Submillimeter Observations of Magnetic Fields in Massive Star-forming Region W75N

TL;DR

This study uses submillimeter polarization observations to analyze magnetic field structures in the massive star-forming region W75N, revealing magnetic field strength, orientation, and the influence of gravity and outflows.

Contribution

It provides detailed magnetic field measurements and insights into the role of gravity and outflows in shaping magnetic structures in W75N.

Findings

Magnetic field strength in dense cores is approximately 0.8 mG.

The region is undergoing global gravitational collapse.
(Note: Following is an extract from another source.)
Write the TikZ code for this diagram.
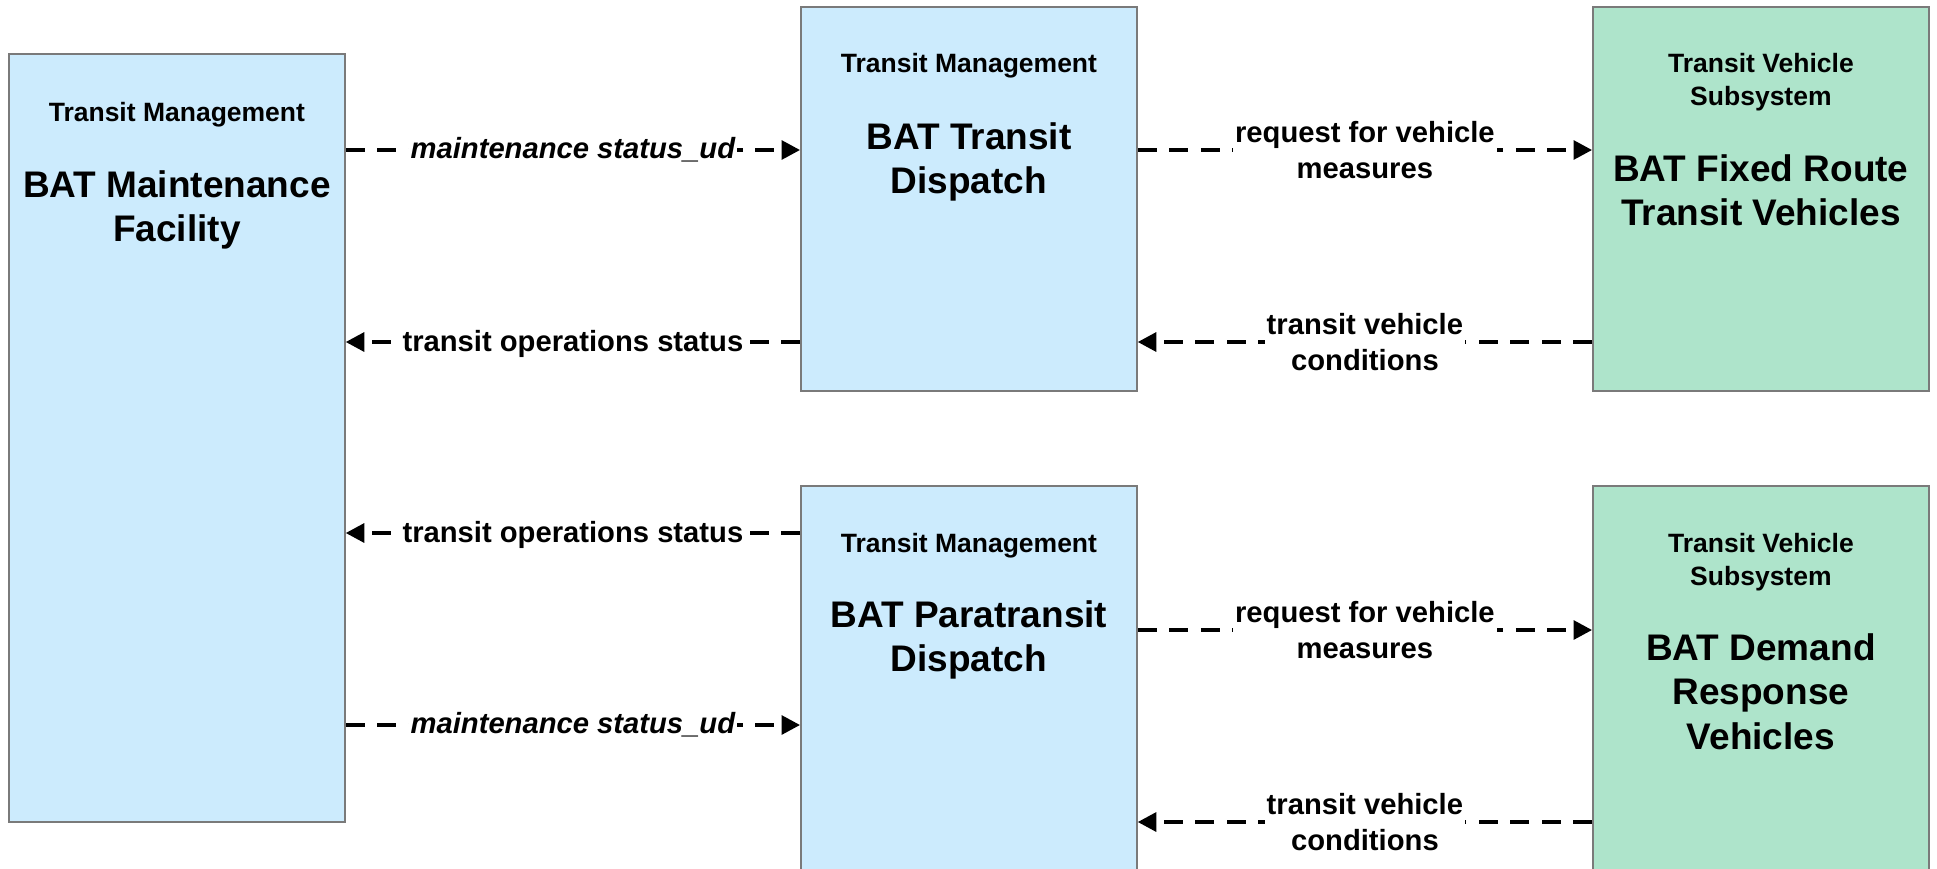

Magnetic fields are influenced by gravity and outflows.

Abstract

This paper presents the results of full polarization observations of the massive star-forming region W75N, conducted with 3 arcsec spatial resolutions at 345 GHz using the Submillimeter Array (SMA). The magnetic field structures in the dense cores of the region are derived using the linearly polarized continuum emission. The overall magnetic field strength and orientation are found to agree with those from the previous observations. The plane-of-sky (POS) component of the magnetic field in the region was calculated to be 0.8 \pm 0.1 mG using the angular dispersion function (ADF) method. Further analyses involving the polarization-intensity gradient-local gravity method and H13CO+ (4-3) line data indicated that the cloud is undergoing global gravitational collapse and the magnetic field is shaped by gravity and outflows in the dense core regions.